Entretanto, apesar dessas melhorias, o ensino municipal carioca ainda enfrenta desafios. “Quem faz os índices acontecerem são os alunos, porém, se não pensarmos em quem são os produtores deles não os alcançaremos. Quando lutamos pela equidade, lutamos pela diversidade de pensamentos e histórias. Além disso, a qualidade do ensino passa pela qualidade de vida do professor do chão da escola. É necessário fazer ações concretas que protejam a saúde física e mental do educador”, diz Mônica.
A escola como um jardim de possibilidades
O pensamento da ativista antirracista americana, bell hooks, descreve perfeitamente os trabalhos desenvolvidos pelas professoras Elisabete Macedo e Clarissa Raso, docentes das disciplinas de espanhol e ciências, respectivamente.
Durante as aulas de espanhol, por exemplo, Elisabete, que tem mais de duas décadas de profissão, apresenta aos estudantes personalidades negras e indígenas da cultura Hispano-americana, além de políticos, literários e artistas. “Durante os encontros, percebemos que os alunos se identificam mais com as histórias de vida dos personagens apresentados. Com isso, notamos que eles passam a ter mais orgulho de si mesmos”, comenta a educadora, que tem a expectativa de os alunos desenvolverem uma consciência crítica sobre os diversos corpos e culturas que compõem a população brasileira.

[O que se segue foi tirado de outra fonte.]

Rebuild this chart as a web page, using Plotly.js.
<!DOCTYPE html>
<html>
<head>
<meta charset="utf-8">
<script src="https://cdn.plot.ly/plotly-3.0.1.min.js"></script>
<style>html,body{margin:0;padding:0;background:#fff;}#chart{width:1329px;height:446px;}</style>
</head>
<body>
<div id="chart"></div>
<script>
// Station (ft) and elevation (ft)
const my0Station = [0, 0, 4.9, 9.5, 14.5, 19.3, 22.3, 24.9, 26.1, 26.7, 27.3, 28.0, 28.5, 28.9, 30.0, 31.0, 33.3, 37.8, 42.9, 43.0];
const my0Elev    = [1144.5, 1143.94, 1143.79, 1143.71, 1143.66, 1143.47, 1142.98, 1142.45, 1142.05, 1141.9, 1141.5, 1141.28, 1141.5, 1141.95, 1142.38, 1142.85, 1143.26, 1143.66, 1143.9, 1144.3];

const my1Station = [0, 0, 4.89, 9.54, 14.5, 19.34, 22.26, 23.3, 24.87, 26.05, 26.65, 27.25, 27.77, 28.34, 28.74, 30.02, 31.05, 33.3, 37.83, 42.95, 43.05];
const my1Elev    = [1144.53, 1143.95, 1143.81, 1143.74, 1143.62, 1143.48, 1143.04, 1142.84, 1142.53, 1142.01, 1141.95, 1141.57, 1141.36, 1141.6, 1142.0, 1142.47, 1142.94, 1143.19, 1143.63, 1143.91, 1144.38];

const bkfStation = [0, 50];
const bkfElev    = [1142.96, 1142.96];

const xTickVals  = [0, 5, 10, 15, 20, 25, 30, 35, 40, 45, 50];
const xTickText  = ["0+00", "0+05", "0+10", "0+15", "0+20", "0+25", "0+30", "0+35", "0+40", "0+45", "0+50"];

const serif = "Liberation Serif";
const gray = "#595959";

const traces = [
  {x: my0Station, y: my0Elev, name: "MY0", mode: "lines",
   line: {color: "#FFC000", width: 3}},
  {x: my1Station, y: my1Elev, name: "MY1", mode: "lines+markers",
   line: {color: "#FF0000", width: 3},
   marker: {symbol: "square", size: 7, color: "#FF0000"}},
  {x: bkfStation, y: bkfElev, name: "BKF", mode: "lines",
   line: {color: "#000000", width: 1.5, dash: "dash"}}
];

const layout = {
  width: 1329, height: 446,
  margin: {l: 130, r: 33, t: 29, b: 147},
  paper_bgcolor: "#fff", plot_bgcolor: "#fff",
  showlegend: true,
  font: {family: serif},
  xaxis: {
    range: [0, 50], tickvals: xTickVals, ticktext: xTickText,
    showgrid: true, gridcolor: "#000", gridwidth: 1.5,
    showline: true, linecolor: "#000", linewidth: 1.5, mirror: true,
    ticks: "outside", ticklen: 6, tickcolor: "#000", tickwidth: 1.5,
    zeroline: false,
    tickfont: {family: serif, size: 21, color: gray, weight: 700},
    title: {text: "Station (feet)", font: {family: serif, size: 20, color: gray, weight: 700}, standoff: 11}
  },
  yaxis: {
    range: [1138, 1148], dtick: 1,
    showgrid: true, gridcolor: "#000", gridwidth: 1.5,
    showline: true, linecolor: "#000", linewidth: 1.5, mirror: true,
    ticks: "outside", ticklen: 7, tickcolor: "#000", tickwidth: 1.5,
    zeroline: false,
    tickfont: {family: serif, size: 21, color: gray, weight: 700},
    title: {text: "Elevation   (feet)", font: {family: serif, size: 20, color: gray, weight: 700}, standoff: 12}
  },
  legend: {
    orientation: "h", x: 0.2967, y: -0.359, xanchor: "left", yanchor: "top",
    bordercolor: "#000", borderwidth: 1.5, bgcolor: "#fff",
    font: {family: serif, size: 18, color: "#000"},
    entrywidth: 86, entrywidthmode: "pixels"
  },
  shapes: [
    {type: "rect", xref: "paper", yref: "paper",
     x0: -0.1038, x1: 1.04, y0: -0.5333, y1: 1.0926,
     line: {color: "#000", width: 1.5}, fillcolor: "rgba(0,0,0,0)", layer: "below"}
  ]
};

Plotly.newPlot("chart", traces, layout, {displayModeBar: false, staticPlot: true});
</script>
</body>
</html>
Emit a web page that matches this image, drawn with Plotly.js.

Professora da disciplina de ciências, Clarissa Raso, usa a criatividade para incluir a temática em suas aulas. “Sempre que um tema pode ser contextualizado com a história, a cultura, os costumes e as contribuições afro-brasileiras, procuro integrá-lo às minhas aulas. Ao abordar astronomia, incluo contos, narrativas e descobertas realizadas por povos africanos e indígenas. No ensino de evolução, trabalho a origem da humanidade no continente africano, explorando as características físicas e genéticas que explicam a adaptação e sobrevivência dos diferentes grupos populacionais ao redor do mundo. Já em botânica, exploramos o conhecimento sobre plantas medicinais, investigando seu uso tradicional e sua relevância até os dias atuais, reconhecendo a importância dos saberes ancestrais”, explica.
Atores importantes
O estudante Izaac Márcio Feitosa, de 14 anos, aluno do 9º ano do Ensino Fundamental, avalia o trabalho desenvolvido na escola como necessário para que possam compreender o racismo, como ele se estrutura e como começou. Dessa forma, será possível combatê-lo. “Mesmo que seja dever de uma escola ser antirracista ou contra qualquer tipo de preconceito, me sinto privilegiado por ter acesso à educação antirracista, pois sei que a maior parte dos colégios não possuem projetos importantes como os que temos aqui”, comenta o aluno.
Por fim, a professora Mônica Aniceto destaca que uma educação antirracista estruturada na equidade possibilita aos alunos entenderem que eles são os atores mais importantes dentro daquele espaço. “Eles compreendem que tudo ali foi feito para eles e por eles. O aluno negro se sente em um ambiente que poderá lhe trazer benefícios e o aluno branco entende seus privilégios. Esse movimento traz responsabilidades e desejo de mudanças concretos”, finaliza.